Migrating to Kubernetes

1. Create a new db in the cluster

  • In the k8s-infra repo add the database and credentials under /databases.
  • The new database name, username and password need not match the previous.

2. Backup the old db

  • Backup the old docker compose based database:
export DB_NAME=old_db_name
export DB_USER=old_user
export DB_PASS=old_password
export BACKUP_FILE=backup.dump.gz

docker exec -i \
  -e PGPASSWORD="${DB_PASS}" \
  drone-tm-db-1 \
  pg_dump \
    -U "${DB_USER}" \
    -d "${DB_NAME}" \
    --no-owner \
    --no-privileges \
    --format=c \
    --encoding=UTF8 \
    --verbose \
| gzip -9 > "${BACKUP_FILE}"

3. Copy to the new db

Pick the primary CNPG pod:

kubectl get pods -l cnpg.io/cluster=dronetm-db-prod
export DB_NAME=new_db_name
export DB_USER=new_db_user
export DB_PASS=new_password
export POD_NAME=drone-tm-db-1

gunzip -c "${BACKUP_FILE}" | \
kubectl exec -i "${POD_NAME}" -- \
  env PGPASSWORD="${DB_PASS}" \
  pg_restore \
    -h localhost \
    -U "${DB_USER}" \
    -d "${DB_NAME}" \
    --no-owner \
    --no-privileges \
    --verbose

[!NOTE] You may see a few errors restoring in PostGIS tables like tiger and spatial_ref_sys.

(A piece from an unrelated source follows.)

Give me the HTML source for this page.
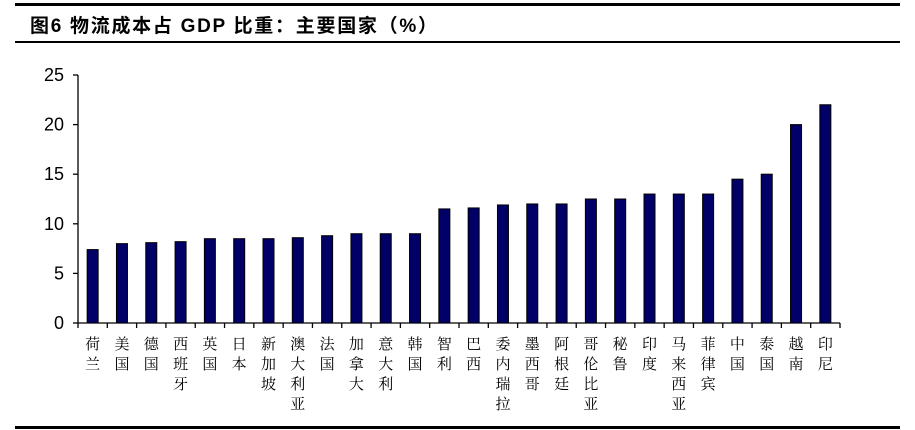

These are managed by PostGIS and are harmless (ignore failure).

Check the restore worked:

# Interactive shell
kubectl exec -it "$POD_NAME" -- \
    env PGPASSWORD="$DB_PASS" \
    psql \
    -h localhost \
    -U "$DB_USER" \
    -d "$DB_NAME"

# Or run a query like this
kubectl exec -it "$POD_NAME" -- \
    env PGPASSWORD="$DB_PASS" \
    psql -h localhost -U "$DB_USER" -d "$DB_NAME" \
    -c "SELECT COUNT(*) FROM projects;" \
    -c "SELECT COUNT(*) FROM tasks;" \
    -c "SELECT COUNT(*) FROM users;"

4. Create a new S3 bucket

  • Clone the hotosm/k8s-infra repo, or just copy out scripts/create-s3-bucket.sh from: https://raw.githubusercontent.com/hotosm/k8s-infra/main/scripts/create-s3-bucket.sh
  • Login to AWS SSO aws sso login --profile admin --use-device-code.
  • Create a bucket: bash create-s3-bucket.sh dronetm-prod
  • Save the creds printed to terminal.

Ensure there is also a correct CORS policy for the domain:

[
    {
        "AllowedHeaders": ["*"],
        "AllowedMethods": [
            "GET",
            "PUT",
            "POST",
            "DELETE",
            "HEAD"
        ],
        "AllowedOrigins": [
            "https://drone.hotosm.org"
        ],
        "ExposeHeaders": ["ETag", "x-amz-request-id", "x-amz-id-2"],
        "MaxAgeSeconds": 3000
    }
]

After bucket creation, enable Transfer Acceleration on the bucket to improve upload UX (especially for large imagery uploads). This is not currently scripted.

Then set:

  • S3_ENDPOINT_UPLOAD=https://<your-bucket>.s3-accelerate.amazonaws.com

https://raw.githubusercontent.com/hotosm/k8s-infra/main/scripts/add-s3-cloudfront.sh

Create a CloudFront distribution with the S3 bucket as origin (see your infra repo workflow). Then set:

  • S3_ENDPOINT_DOWNLOAD=https://<your-cloudfront-domain>/

For DroneTM production, these public paths are used for static resources:

  • https://d2ymfcf63vwwpt.cloudfront.net/tutorials/
  • https://d2ymfcf63vwwpt.cloudfront.net/publicuploads/

The same security credentials generated should work for both the new cloudfront and accelerate endpoints.

Enable intelligent tiering storage

https://raw.githubusercontent.com/hotosm/k8s-infra/main/scripts/add-s3-intelligent-tiering.sh

This will massively reduce storage cost for infrequently accessed data.

5. Transfer the S3 content

  • First, ensure you have an rclone.conf file with the required credentials configured. (alternatively, they can be created one-time, using rclone config)
docker run --rm -it --entrypoint=sh -v "/home/YOURUSER/rclone.conf:/config/rclone/rclone.conf" rclone/rclone:latest
rclone sync --checksum --verbose dronetm-naxa:dronetm/dtm-data dronetm-prod:dronetm-prod

# Or alternative (to run in background)
docker run -d -v "/home/ubuntu/rclone.conf:/config/rclone/rclone.conf" rclone/rclone:latest sync --checksum --verbose dronetm-naxa:dronetm/dtm-data dronetm-prod:dron
etm-prod

6. Update env vars, hardcoded vars, etc

Make sure everything points in the right place, particularly the moved S3 & database!